• [Records shown]:
^^^^^^^^

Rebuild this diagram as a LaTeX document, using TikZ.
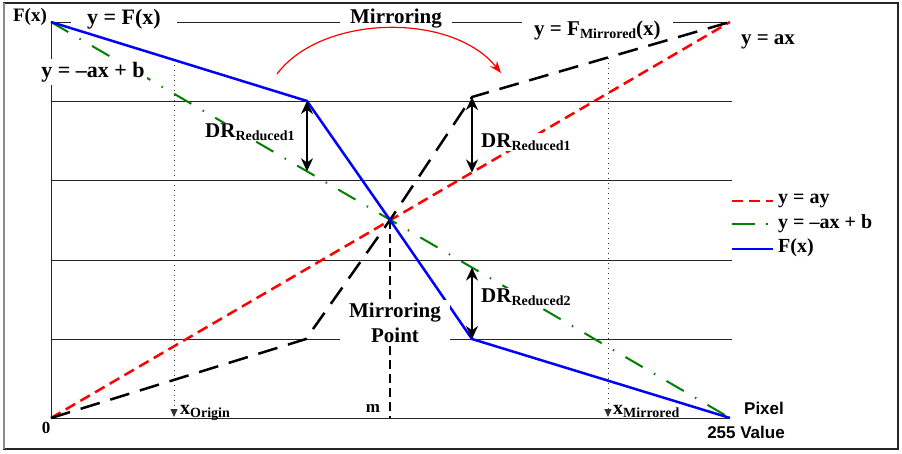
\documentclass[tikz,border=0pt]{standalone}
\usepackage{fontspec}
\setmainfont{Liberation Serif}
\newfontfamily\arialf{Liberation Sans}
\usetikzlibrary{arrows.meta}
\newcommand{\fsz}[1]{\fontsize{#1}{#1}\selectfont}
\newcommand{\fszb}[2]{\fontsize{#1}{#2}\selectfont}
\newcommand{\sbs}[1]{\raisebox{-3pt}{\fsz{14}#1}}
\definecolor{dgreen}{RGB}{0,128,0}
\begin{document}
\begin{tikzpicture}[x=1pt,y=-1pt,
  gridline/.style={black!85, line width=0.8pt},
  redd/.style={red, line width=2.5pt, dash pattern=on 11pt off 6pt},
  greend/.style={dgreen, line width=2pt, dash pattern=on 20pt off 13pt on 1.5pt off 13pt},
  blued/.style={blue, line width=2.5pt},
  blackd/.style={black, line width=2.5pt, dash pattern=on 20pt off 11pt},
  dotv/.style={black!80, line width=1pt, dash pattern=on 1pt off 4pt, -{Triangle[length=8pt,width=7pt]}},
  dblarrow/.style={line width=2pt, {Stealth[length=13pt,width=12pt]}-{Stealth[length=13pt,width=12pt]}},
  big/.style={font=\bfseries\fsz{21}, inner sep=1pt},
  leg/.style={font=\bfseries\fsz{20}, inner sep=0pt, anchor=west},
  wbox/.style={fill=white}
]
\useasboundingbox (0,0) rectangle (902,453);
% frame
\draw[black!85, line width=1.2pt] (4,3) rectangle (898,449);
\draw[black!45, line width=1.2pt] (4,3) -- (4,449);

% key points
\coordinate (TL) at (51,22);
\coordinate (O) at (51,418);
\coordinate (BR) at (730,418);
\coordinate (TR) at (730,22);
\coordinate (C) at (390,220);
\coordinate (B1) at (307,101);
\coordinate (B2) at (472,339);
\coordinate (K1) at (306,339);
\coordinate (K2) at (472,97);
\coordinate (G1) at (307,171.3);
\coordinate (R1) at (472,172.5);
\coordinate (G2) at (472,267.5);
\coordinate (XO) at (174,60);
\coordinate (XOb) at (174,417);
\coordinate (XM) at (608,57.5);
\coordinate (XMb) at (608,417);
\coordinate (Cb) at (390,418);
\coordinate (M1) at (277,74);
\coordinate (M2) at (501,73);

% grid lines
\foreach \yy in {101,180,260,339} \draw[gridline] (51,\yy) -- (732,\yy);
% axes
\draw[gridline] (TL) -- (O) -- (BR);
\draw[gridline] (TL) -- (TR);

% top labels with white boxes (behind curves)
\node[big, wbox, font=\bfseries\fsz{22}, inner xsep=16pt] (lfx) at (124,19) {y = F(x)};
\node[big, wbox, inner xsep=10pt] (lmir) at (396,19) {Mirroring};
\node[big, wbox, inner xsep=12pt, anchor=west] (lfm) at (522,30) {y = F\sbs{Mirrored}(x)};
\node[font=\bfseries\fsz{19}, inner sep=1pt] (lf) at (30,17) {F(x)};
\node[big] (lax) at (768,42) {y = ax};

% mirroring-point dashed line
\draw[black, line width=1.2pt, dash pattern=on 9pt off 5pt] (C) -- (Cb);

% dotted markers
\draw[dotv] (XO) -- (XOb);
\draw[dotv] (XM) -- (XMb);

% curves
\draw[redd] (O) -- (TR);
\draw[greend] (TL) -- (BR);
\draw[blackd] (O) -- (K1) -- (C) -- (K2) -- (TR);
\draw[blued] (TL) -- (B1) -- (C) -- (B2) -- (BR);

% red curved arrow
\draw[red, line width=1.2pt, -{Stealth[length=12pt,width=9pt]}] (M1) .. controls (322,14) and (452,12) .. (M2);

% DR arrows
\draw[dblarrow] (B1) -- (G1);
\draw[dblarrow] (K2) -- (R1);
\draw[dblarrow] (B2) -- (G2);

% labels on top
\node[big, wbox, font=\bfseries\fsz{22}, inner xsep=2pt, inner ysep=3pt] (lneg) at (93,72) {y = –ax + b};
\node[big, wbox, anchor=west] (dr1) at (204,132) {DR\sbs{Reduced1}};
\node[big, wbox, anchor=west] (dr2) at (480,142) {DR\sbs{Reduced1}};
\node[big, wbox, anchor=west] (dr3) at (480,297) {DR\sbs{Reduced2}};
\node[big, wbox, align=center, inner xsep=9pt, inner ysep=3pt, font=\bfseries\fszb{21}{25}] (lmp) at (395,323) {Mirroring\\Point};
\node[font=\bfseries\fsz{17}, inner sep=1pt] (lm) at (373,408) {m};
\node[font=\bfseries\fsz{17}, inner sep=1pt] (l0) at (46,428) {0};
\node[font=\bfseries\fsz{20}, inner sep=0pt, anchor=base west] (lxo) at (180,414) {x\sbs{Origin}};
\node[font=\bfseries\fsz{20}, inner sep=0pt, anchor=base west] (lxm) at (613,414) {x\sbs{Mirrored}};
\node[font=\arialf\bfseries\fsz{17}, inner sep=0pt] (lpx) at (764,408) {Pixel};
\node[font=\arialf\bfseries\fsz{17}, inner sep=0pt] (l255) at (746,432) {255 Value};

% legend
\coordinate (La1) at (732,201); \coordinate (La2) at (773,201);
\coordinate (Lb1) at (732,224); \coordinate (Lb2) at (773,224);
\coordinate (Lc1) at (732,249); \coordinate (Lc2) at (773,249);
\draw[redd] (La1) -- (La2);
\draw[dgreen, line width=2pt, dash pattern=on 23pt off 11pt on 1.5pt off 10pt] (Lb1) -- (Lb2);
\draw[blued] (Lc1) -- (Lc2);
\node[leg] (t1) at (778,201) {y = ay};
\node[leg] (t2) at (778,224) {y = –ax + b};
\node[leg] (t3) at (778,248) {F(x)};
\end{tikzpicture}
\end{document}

^^^^^^^^

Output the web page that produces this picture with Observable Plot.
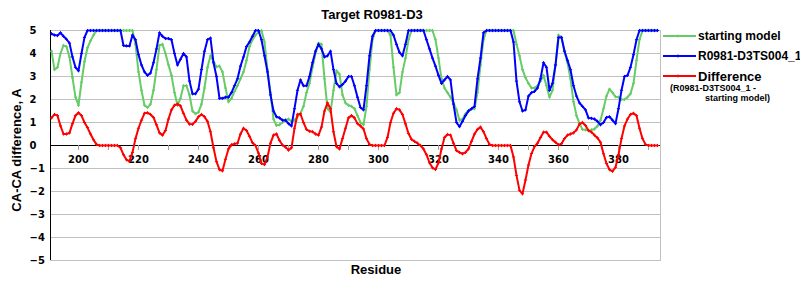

^^^^^^^^

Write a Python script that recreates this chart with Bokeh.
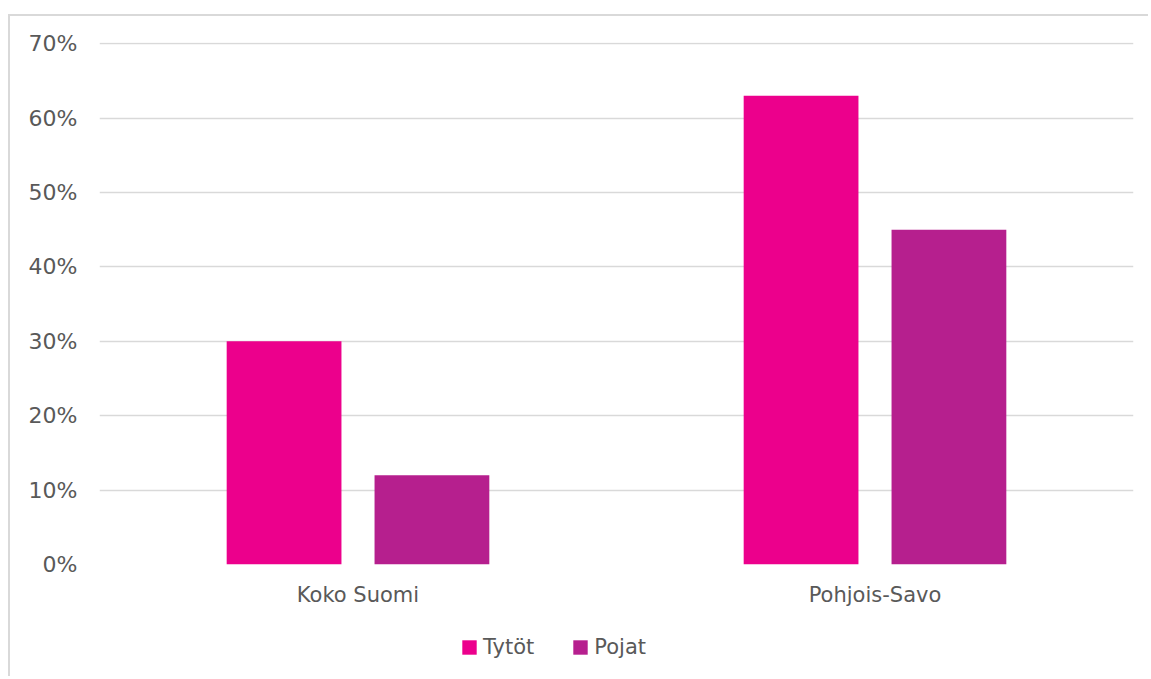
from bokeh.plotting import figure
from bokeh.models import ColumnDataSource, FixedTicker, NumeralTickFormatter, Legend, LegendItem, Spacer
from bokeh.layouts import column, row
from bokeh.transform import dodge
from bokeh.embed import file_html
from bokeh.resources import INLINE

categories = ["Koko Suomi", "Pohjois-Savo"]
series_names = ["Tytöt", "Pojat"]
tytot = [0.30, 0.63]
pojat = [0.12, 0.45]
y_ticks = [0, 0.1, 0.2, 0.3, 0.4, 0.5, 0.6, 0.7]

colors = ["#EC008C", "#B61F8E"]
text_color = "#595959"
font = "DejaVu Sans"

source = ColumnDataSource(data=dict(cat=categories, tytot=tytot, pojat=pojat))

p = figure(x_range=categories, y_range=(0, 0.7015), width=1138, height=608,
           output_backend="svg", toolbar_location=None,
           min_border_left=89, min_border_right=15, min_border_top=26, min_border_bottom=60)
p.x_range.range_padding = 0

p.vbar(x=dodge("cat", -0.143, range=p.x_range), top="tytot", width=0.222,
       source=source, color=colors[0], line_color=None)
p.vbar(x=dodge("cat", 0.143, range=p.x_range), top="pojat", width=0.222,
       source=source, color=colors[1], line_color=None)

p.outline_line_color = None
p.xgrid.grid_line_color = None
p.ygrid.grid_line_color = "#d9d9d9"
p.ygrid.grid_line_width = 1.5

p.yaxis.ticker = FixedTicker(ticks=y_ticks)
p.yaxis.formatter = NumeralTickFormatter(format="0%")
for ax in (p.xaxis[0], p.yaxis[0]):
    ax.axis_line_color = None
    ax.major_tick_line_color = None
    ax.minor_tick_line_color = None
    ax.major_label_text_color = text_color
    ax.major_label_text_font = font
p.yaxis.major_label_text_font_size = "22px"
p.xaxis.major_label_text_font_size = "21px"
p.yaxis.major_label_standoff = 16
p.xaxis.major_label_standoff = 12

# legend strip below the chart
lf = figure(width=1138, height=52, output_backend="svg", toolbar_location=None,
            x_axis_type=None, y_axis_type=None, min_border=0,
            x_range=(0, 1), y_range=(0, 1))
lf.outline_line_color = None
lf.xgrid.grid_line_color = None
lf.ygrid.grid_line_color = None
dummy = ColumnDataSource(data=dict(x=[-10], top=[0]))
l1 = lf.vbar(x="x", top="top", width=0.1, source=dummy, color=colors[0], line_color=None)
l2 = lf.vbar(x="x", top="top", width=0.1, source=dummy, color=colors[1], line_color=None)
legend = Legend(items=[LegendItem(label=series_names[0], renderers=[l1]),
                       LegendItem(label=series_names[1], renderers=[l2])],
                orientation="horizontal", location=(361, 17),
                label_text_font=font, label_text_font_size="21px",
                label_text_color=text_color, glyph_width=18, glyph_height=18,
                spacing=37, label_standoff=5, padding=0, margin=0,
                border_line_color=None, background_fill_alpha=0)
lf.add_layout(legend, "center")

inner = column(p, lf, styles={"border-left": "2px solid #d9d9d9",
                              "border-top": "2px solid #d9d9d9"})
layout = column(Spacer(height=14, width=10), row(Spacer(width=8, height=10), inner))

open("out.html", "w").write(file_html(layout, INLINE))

^^^^^^^^

• [Written instruction]:
Pick out the lines containing the string "this".

• [Result of the task]:
Rebuild this diagram as a LaTeX document, using TikZ.
Output the web page that produces this picture with Observable Plot.
Write a Python script that recreates this chart with Bokeh.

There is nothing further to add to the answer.